Unnamed: 0,train_acc,test_acc,iterations
"sepal_width+petal_length+petal_width( l1,1.0)",0.980952,0.933333,200.0
"sepal_width+petal_length+petal_width( l1,0.1)",0.942857,0.955556,20.0
"sepal_width+petal_length+petal_width( l1,0.01)",0.333333,0.333333,3.0
"sepal_width+petal_length+petal_width( l1,0.001)",0.333333,0.333333,1.0
"sepal_width+petal_length+petal_width( l2,1.0)",0.971429,0.933333,41.0
"sepal_width+petal_length+petal_width( l2,0.1)",0.914286,0.933333,16.0
"sepal_width+petal_length+petal_width( l2,0.01)",0.87619,0.844444,16.0
"sepal_width+petal_length+petal_width( l2,0.001)",0.809524,0.8,11.0


## Discuss your findings.  Does using more dimensions help when trying to classify the data in this dataset?  How important is regularization in these cases?
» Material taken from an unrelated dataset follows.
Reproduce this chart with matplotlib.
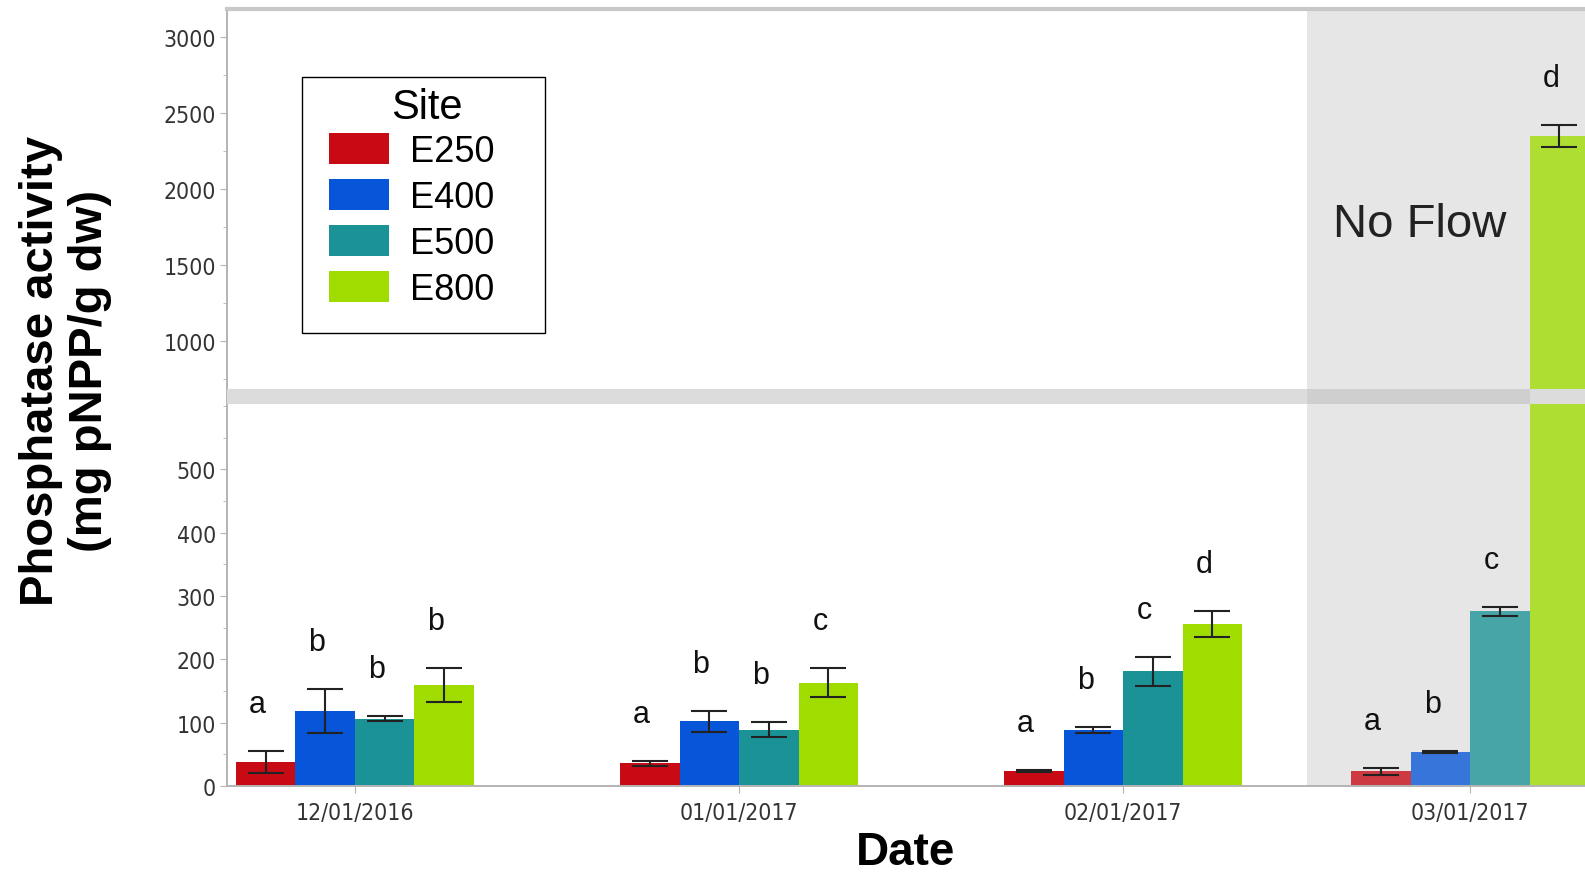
import datetime as dt
import matplotlib
matplotlib.use("Agg")
import matplotlib.pyplot as plt
import matplotlib.dates as mdates
from matplotlib.patches import Patch, Rectangle
import numpy as np

# sampling dates and sites
dates = [dt.date(2016, 12, 1), dt.date(2017, 1, 1), dt.date(2017, 2, 1), dt.date(2017, 3, 1)]
sites = ["E250", "E400", "E500", "E800"]

# mean phosphatase activity per site (rows) and date (columns)
means = {
    "E250": [38, 36, 24, 23],
    "E400": [119, 102, 89, 54],
    "E500": [106, 89, 181, 276],
    "E800": [159, 163, 256, 2347],
}
errors = {
    "E250": [18, 4, 2, 5],
    "E400": [35, 17, 5, 2],
    "E500": [4, 12, 23, 7],
    "E800": [27, 23, 20, 73],
}
# significance letters
letters = {
    "E250": ["a", "a", "a", "a"],
    "E400": ["b", "b", "b", "b"],
    "E500": ["b", "b", "c", "c"],
    "E800": ["b", "c", "d", "d"],
}
no_flow_from = 3  # index of the first date without flow

colors = ["#c80a14", "#0755d8", "#1a9296", "#a0dc00"]
plt.rcParams["font.family"] = ["Liberation Sans", "DejaVu Sans"]
tick_font = {"family": "DejaVu Sans", "stretch": "condensed", "size": 16.5}

fig = plt.figure(figsize=(15.85, 8.78), dpi=100)
ax_top = fig.add_axes([0.1432, 0.5558, 0.8568, 0.4328])
ax_bot = fig.add_axes([0.1432, 0.1036, 0.8568, 0.4522])

x = mdates.date2num(dates)
w = 4.8  # bar width in days
offsets = (np.arange(len(sites)) - 1.5) * w
nf_start = x[no_flow_from] - 2.75 * w

low_max, band_top = 603, 627
ax_bot.set_ylim(0, band_top)
ax_top.set_ylim(684, 3184)

for ax in (ax_top, ax_bot):
    ax.axvspan(nf_start, x[-1] + 10 * w, color="#e6e6e6", zorder=0, lw=0)
    for i, s in enumerate(sites):
        for j in range(len(dates)):
            alpha = 0.78 if j >= no_flow_from else 1.0
            ax.bar(x[j] + offsets[i], means[s][j], width=w, color=colors[i],
                   alpha=alpha, zorder=2, lw=0)
        ax.errorbar(x + offsets[i], means[s], yerr=errors[s], fmt="none",
                    ecolor="#222222", elinewidth=1.5, capsize=13, capthick=1.5, zorder=3)
    ax.set_xlim(x[0] - 2.15 * w, x[-1] + 1.93 * w)
    ax.spines["right"].set_visible(False)
    ax.spines["left"].set_color("#b4b4b4")
    ax.spines["left"].set_linewidth(1.4)
    ax.tick_params(axis="y", which="both", direction="out", color="#b4b4b4",
                   labelcolor="#333333", pad=3)
    ax.tick_params(axis="y", which="major", length=5)
    ax.tick_params(axis="y", which="minor", length=3)

# letters above the error bars
for i, s in enumerate(sites):
    for j in range(len(dates)):
        top = means[s][j] + errors[s][j]
        ax = ax_top if top > low_max else ax_bot
        ax.annotate(letters[s][j], (x[j] + offsets[i], top), xytext=(-6, 28),
                    textcoords="offset points", ha="center", va="baseline",
                    fontsize=22, color="#111111", zorder=6)

# break band between the two panels
ax_bot.axhspan(low_max, band_top, color="#dcdcdc", lw=0, zorder=5)
ax_bot.add_patch(Rectangle((nf_start, low_max), x[-1] + offsets[3] - w / 2 - nf_start,
                           band_top - low_max, color="#cfcfcf", lw=0, zorder=5))

# upper panel
ax_top.spines["bottom"].set_visible(False)
ax_top.spines["top"].set_color("#c8c8c8")
ax_top.spines["top"].set_linewidth(3)
ax_top.set_xticks([])
ax_top.set_yticks(np.arange(1000, 3001, 500))
ax_top.set_yticks(np.arange(750, 3101, 250), minor=True)
ax_top.set_yticklabels([str(v) for v in range(1000, 3001, 500)], fontdict=tick_font)
ax_top.text(0.878, 0.434, "No Flow", transform=ax_top.transAxes, ha="center",
            va="center", fontsize=34, color="#222222")

# lower panel
ax_bot.spines["top"].set_visible(False)
ax_bot.spines["bottom"].set_color("#b4b4b4")
ax_bot.spines["bottom"].set_linewidth(1.4)
ax_bot.set_yticks(np.arange(0, 501, 100))
ax_bot.set_yticks(np.arange(50, 601, 50), minor=True)
ax_bot.set_yticklabels([str(v) for v in range(0, 501, 100)], fontdict=tick_font)
ax_bot.set_xticks(x)
ax_bot.set_xticklabels([d.strftime("%m/%d/%Y") for d in dates], fontdict=tick_font)
ax_bot.tick_params(axis="x", direction="out", length=5, color="#b4b4b4",
                   labelcolor="#333333", pad=6)

# legend: boxed key with a centred title
handles = [Patch(facecolor=c, edgecolor="none") for c in colors]
leg = fig.legend(handles, sites, loc="upper left", bbox_to_anchor=(0.2076, 0.8475),
                 borderaxespad=0, borderpad=0, fontsize=26, frameon=False,
                 handlelength=1.66, handleheight=0.95, handletextpad=0.58,
                 labelspacing=0.28)
fig.patches.append(Rectangle((0.1905, 0.6196), 0.1533, 0.2916, transform=fig.transFigure,
                             facecolor="white", edgecolor="black", lw=1.0, zorder=4))
leg.set_zorder(5)
fig.text(0.2694, 0.8645, "Site", ha="center", va="baseline", fontsize=30, zorder=6)

fig.text(0.0415, 0.577, "Phosphatase activity\n(mg pNPP/g dw)", rotation=90,
         ha="center", va="center", fontsize=34, fontweight="bold", linespacing=1.15)
fig.text(0.5716, 0.0145, "Date", ha="center", va="baseline", fontsize=33, fontweight="bold")

fig.savefig("out.png", dpi=100)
To create a logistic regression model I used a 70/30 training/testing split on the data and then scaled it. Then I did the initial training and testing with no regularization and found that the best combination of features was all four features, as it has the highest training and testing accuracy. This indicates that using more dimensions does help when trying to classify the data in the iris dataset. 

The second best combination of features was sepal_length+petal_length+petal_width, with a training accuracy of 1 and a testing accuracy of 0.933333. I chose this combination to test the different regularization methods, to see if any change would cause the testing accuracy to increase. The L1 regularization with 0.1 C value caused the test accuracy to go up to 0.955556, indicating a better model performance. This shows that regularization is important in helping fine tune the model.